Ingredion (Ingredion (INGR)) is making a big bet on specialty ingredients. On Monday, the company announced it will buy Tate & Lyle PLC in an all-cash deal valued at roughly £3.7 billion, or about $5 billion. The move is a clear signal that Ingredion wants to be a bigger player in the world of food science — think texturants, sugar substitutes, and fortification ingredients that help food companies make products taste better and last longer.
Tate & Lyle shareholders are getting 595 pence per share, which represents a roughly 59% premium to where the stock traded on May 13, 2026. That's a nice pop for Tate & Lyle holders, and it shows Ingredion was willing to pay up to get the deal done. The boards of both companies have unanimously approved the transaction, and it's expected to close in the second half of 2027, pending shareholder and regulatory approvals.
What Ingredion Gets and What It Costs
This isn't just about buying a company — it's about buying capabilities. Tate & Lyle brings expertise in multi-ingredient systems and recipe development, which should help Ingredion serve a wider range of food and beverage customers. The combined company will have a broader portfolio in texturants, sugar reduction, and fortification, which are all areas where food companies are spending heavily to meet consumer demand for healthier, better-tasting products.
Ingredion expects the deal to generate about $130 million in annual cost synergies by 2030. That's the kind of number that makes a big acquisition like this pencil out. One-time integration costs are projected at about $175 million, but the deal is expected to be accretive to adjusted earnings per share in the first full year after closing. So investors should see a benefit relatively quickly.
How is Ingredion paying for all this? The company plans to use existing cash, new debt, and a committed bridge financing facility. As of March 31, 2026, Ingredion had total debt of $1.8 billion and cash (including short-term investments) of $918 million. The company expects leverage to decline to about 2.5 times net debt-to-adjusted EBITDA within 18 months after closing. That's a reasonable level, and it suggests Ingredion is confident it can pay down the debt quickly.
One interesting detail: Ingredion has secured an irrevocable undertaking from Huber Equity Corporation to support the transaction. Huber owns about 16.8% of Tate & Lyle's outstanding shares, so that's a meaningful block of votes already locked in.
The Technical Picture: A Stock Under Pressure
While the deal makes strategic sense, Ingredion's own stock has been under pressure. Shares were down about 0.98% in premarket trading on Monday, hovering around $99.00. That's near the bottom of the stock's 52-week range, which has a low of $98.29. So the next few dollars are critical: if the stock holds here, it could spark a bounce; if it breaks down, it could invite another leg lower as stop-loss orders get triggered.
The longer-term trend is still bearish. The stock is trading 3.6% below its 20-day simple moving average (SMA), 8.7% below its 50-day SMA, and 13.3% below its 200-day SMA. That kind of distance from the major averages explains why rebounds have struggled to turn into sustained uptrends.
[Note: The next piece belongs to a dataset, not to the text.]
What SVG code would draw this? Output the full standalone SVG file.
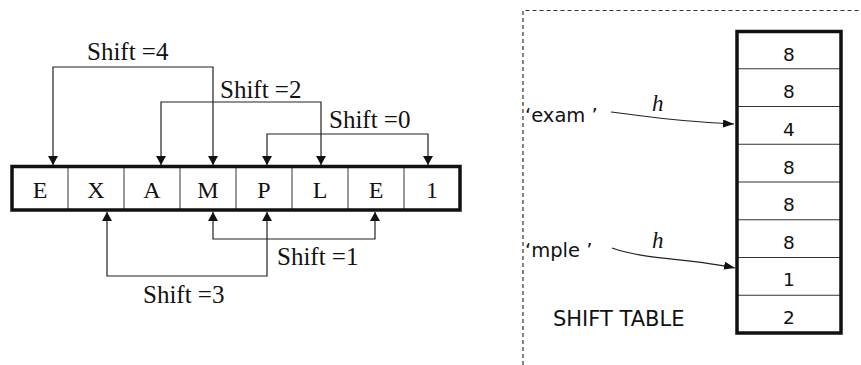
<svg xmlns="http://www.w3.org/2000/svg" width="861" height="365" viewBox="0 0 861 365">
  <style>
    .serif { font-family: "Liberation Serif", "Times New Roman", serif; fill: #111; }
    .sans { font-family: "DejaVu Sans", Verdana, sans-serif; fill: #111; }
    .cell { font-size: 24px; text-anchor: middle; }
    .shift { font-size: 25px; }
    .num { font-size: 18.5px; text-anchor: middle; }
    .frame { fill: none; stroke: #111; stroke-width: 3.5; }
    .div { stroke: #333; stroke-width: 1; }
    .conn { fill: none; stroke: #222; stroke-width: 1.2; }
    .hash { fill: none; stroke: #222; stroke-width: 1.2; }
    .dash { fill: none; stroke: #333; stroke-width: 1.2; stroke-dasharray: 4 3; }
  </style>
  <defs>
    <marker id="tip" viewBox="0 0 9 10" refX="9" refY="5" markerWidth="9" markerHeight="10" markerUnits="userSpaceOnUse" orient="auto-start-reverse">
      <path d="M0,0 L9,5 L0,10 z" fill="#111"/>
    </marker>
    <marker id="tipSmall" viewBox="0 0 11 8" refX="11" refY="4" markerWidth="11" markerHeight="8" markerUnits="userSpaceOnUse" orient="auto">
      <path d="M0,0 L11,4 L0,8 z" fill="#111"/>
    </marker>
  </defs>

  <rect width="861" height="365" fill="#fff"/>

  <!-- pattern string EXAMPLE1 -->
  <g id="pattern">
    <g class="div">
      <line x1="68" y1="166" x2="68" y2="210"/>
      <line x1="124" y1="166" x2="124" y2="210"/>
      <line x1="180" y1="166" x2="180" y2="210"/>
      <line x1="236" y1="166" x2="236" y2="210"/>
      <line x1="292" y1="166" x2="292" y2="210"/>
      <line x1="348" y1="166" x2="348" y2="210"/>
      <line x1="404" y1="166" x2="404" y2="210"/>
    </g>
    <rect class="frame" x="12" y="166.5" width="448" height="43.5"/>
    <g class="serif cell">
      <text x="40" y="198">E</text>
      <text x="96" y="198">X</text>
      <text x="152" y="198">A</text>
      <text x="208" y="198">M</text>
      <text x="264" y="198">P</text>
      <text x="320" y="198">L</text>
      <text x="376" y="198">E</text>
      <text x="432" y="198">1</text>
    </g>
  </g>

  <!-- shift connectors between equal characters -->
  <g id="connectors">
    <path class="conn" d="M53,165 V67 H213 V165" marker-start="url(#tip)" marker-end="url(#tip)"/>
    <path class="conn" d="M161,165 V102 H321 V165" marker-start="url(#tip)" marker-end="url(#tip)"/>
    <path class="conn" d="M267,165 V134 H428 V165" marker-start="url(#tip)" marker-end="url(#tip)"/>
    <path class="conn" d="M213,212 V239 H375 V212" marker-start="url(#tip)" marker-end="url(#tip)"/>
    <path class="conn" d="M107,212 V276 H267 V212" marker-start="url(#tip)" marker-end="url(#tip)"/>
    <path class="hash" d="M611,112 C645,116 668,121 734,124" marker-end="url(#tipSmall)"/>
    <path class="hash" d="M612,248 C645,260 690,258 735,268" marker-end="url(#tipSmall)"/>
  </g>

  <g id="shift-labels" class="serif shift">
    <text x="87" y="60">Shift =4</text>
    <text x="220" y="98">Shift =2</text>
    <text x="329" y="128">Shift =0</text>
    <text x="277" y="265">Shift =1</text>
    <text x="143" y="303">Shift =3</text>
  </g>

  <!-- dashed panel border -->
  <path class="dash" d="M523,365 V10.5 H861"/>

  <g id="key-exam">
    <text class="sans" x="525" y="122" font-size="19.5">‘exam ’</text>
    <text class="serif" x="652" y="111" font-size="23" font-style="italic">h</text>
  </g>
  <g id="key-mple">
    <text class="sans" x="525" y="257" font-size="19.5">‘mple ’</text>
    <text class="serif" x="652" y="248" font-size="23" font-style="italic">h</text>
  </g>

  <!-- shift table -->
  <g id="shift-table">
    <g class="div">
      <line x1="737" y1="68.75" x2="841" y2="68.75"/>
      <line x1="737" y1="106.5" x2="841" y2="106.5"/>
      <line x1="737" y1="144.25" x2="841" y2="144.25"/>
      <line x1="737" y1="182" x2="841" y2="182"/>
      <line x1="737" y1="219.75" x2="841" y2="219.75"/>
      <line x1="737" y1="257.5" x2="841" y2="257.5"/>
      <line x1="737" y1="295.25" x2="841" y2="295.25"/>
    </g>
    <rect class="frame" x="737" y="31.5" width="104" height="301.5"/>
    <g class="sans num">
      <text x="789" y="61">8</text>
      <text x="789" y="98">8</text>
      <text x="789" y="136">4</text>
      <text x="789" y="174">8</text>
      <text x="789" y="211">8</text>
      <text x="789" y="249">8</text>
      <text x="789" y="286">1</text>
      <text x="789" y="324">2</text>
    </g>
    <text class="sans" x="553" y="326" font-size="21">SHIFT TABLE</text>
  </g>
</svg>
The moving-average structure is also bearish: the 20-day SMA is below the 50-day SMA, and a death cross (50-day below 200-day) has been in place since August 2025. From a trend-following perspective, bulls typically want to see the stock reclaim the 20-day and 50-day zone before getting excited.
But there's a glimmer of hope on the momentum front. The MACD (moving average convergence divergence) is above its signal line, and the histogram is positive. That suggests downside pressure is easing, even if it hasn't yet translated into a clean trend reversal on the moving averages. So the stock is in a bit of a tug-of-war: improving momentum versus a still-bearish trend.
Key levels to watch: resistance at $116.50, which is a prior stall zone and sits closer to the longer-term moving averages. Support is at $98.50, near the 52-week low where buyers have recently stepped in.
Earnings and Analyst Outlook
The next major catalyst for Ingredion is its earnings report, expected around July 31, 2026. Analysts are looking for earnings per share of $2.78, down from $2.87 a year ago. Revenue is expected to be about $1.83 billion, roughly flat year-over-year. The stock trades at a price-to-earnings ratio of 9.6x, which is relatively cheap and suggests the market is pricing in some skepticism.
Analysts are generally bullish, with a consensus Buy rating and an average price target of $123.60. That implies about 25% upside from current levels. Recent analyst actions include Barclays (Equal-Weight, target lowered to $120.00 on May 6), Oppenheimer (Outperform, target lowered to $126.00 on April 22), and UBS (Neutral, target lowered to $122.00 on April 9). So while the targets have come down a bit, the overall sentiment remains positive.
For Ingredion, this acquisition is a bold move that could reshape the company's growth trajectory. But with the stock near its lows and a bearish technical setup, investors will be watching closely to see if the deal can deliver the promised synergies — and if the market will eventually reward the stock for it.